The reflector provides a few key functions in a Modality deployment:

  • It manages configuration and execution of plugins for collectors, importing, and mutations.
  • It connects back to modalityd, or to another reflector.
  • It can add additional attributes to the timelines which pass through it.

Some simple Modality deployments may only need a single reflector, or may not need one at all (if you are using a tracing framework which directly supports the Modality event ingest protocol). Other deployments may use multiple reflectors.

Here are some common scenarios where you might want to deploy additional reflectors:

  • Some embedded collector and mutation plugins require direct access to peripheral hardware, like a JTAG probe. For these scenarios, you can run modality-reflector on the computer with the hardware installed, configured to run those plugins.

  • For network-based tracing systems, the network topology may not allow incoming connections from collection infrastructure. In this case, modality-reflector can be deployed in the inner network; all Modality network connections are client-initiated, so many different network topologies can be supported.

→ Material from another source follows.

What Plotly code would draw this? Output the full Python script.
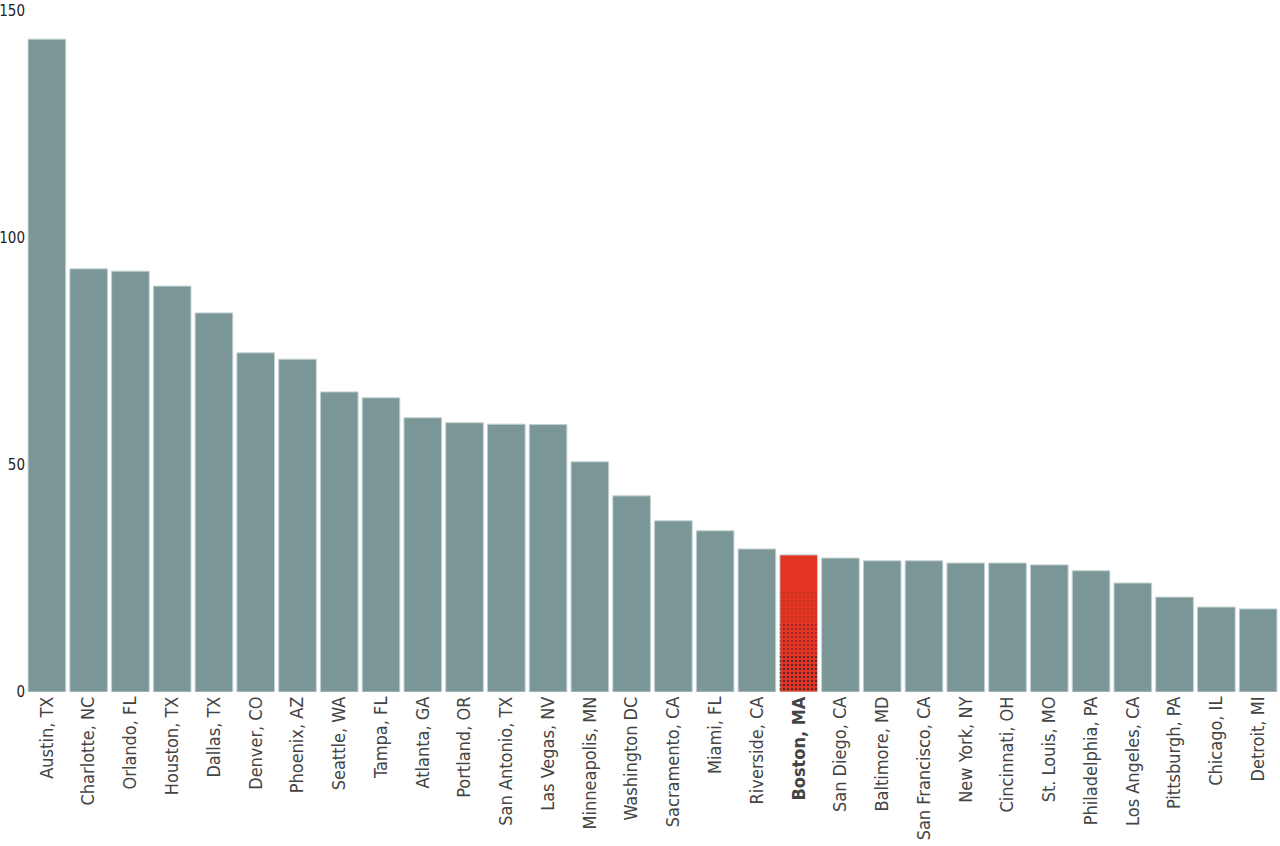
import plotly.graph_objects as go

cities = ["Austin, TX", "Charlotte, NC", "Orlando, FL", "Houston, TX", "Dallas, TX",
          "Denver, CO", "Phoenix, AZ", "Seattle, WA", "Tampa, FL", "Atlanta, GA",
          "Portland, OR", "San Antonio, TX", "Las Vegas, NV", "Minneapolis, MN",
          "Washington DC", "Sacramento, CA", "Miami, FL", "Riverside, CA", "Boston, MA",
          "San Diego, CA", "Baltimore, MD", "San Francisco, CA", "New York, NY",
          "Cincinnati, OH", "St. Louis, MO", "Philadelphia, PA", "Los Angeles, CA",
          "Pittsburgh, PA", "Chicago, IL", "Detroit, MI"]
values = [143.8, 93.2, 92.7, 89.4, 83.5, 74.7, 73.3, 66.1, 64.8, 60.4,
          59.3, 59.0, 58.9, 50.7, 43.2, 37.7, 35.5, 31.5, 30.2, 29.5,
          28.9, 28.9, 28.4, 28.4, 28.0, 26.7, 24.0, 20.9, 18.7, 18.3]
highlight = "Boston, MA"
y_ticks = [0, 50, 100, 150]

# noise layers on the highlighted bar (heights in data units, density)
noise_heights = [22.5, 15, 8]
noise_solidity = [0.08, 0.15, 0.28]

base_color = "#7a9696"
hl_color = "#e33522"
colors = [hl_color if c == highlight else base_color for c in cities]
ticktext = ["<b>%s</b>" % c if c == highlight else c for c in cities]

FONT = "DejaVu Sans Condensed, Liberation Sans Narrow, Roboto, sans-serif"

fig = go.Figure()
fig.add_trace(go.Bar(
    x=cities, y=values,
    marker=dict(color=colors, line=dict(color="#c3d0d0", width=1)),
    hoverinfo="x+y",
))
for h, s in zip(noise_heights, noise_solidity):
    fig.add_trace(go.Bar(
        x=[highlight], y=[h],
        marker=dict(color="rgba(0,0,0,0)", line=dict(width=0),
                    pattern=dict(shape=".", fgcolor="#1b1b2a", bgcolor="rgba(0,0,0,0)",
                                 size=4, solidity=s, fillmode="overlay")),
        hoverinfo="skip",
    ))

fig.update_layout(
    width=1280, height=846,
    margin=dict(l=26, r=1, t=11, b=154),
    plot_bgcolor="white", paper_bgcolor="white",
    barmode="overlay", bargap=0.1,
    showlegend=False,
    font=dict(family=FONT, color="#333333", size=16),
)
fig.update_xaxes(
    tickmode="array", tickvals=cities, ticktext=ticktext,
    tickangle=-90, tickfont=dict(size=18, family=FONT, color="#444444"),
    showgrid=False, showline=False, ticks="", zeroline=False,
    range=[-0.5, len(cities) - 0.5], automargin=False,
)
fig.update_yaxes(
    range=[0, 150], tickvals=y_ticks, showgrid=False, zeroline=False,
    showline=False, ticks="", tickfont=dict(size=15, family=FONT, color="#222222"),
    automargin=False,
)
fig.write_html("out.html")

  • If you have a system-of-systems, you may want to deploy an intermediate modality-reflector for routing or annotation purposes. Each reflector process can add its own metadata, allowing clean separation between the information known to a system about itself, and information known about its operational context.

# modality CLI

The Modality command-line client application (executed as just modality) is the primary user interface for most modality users. It can be used to view logs, evaluate queries, set up and select workspaces and segments, and perform administrative tasks.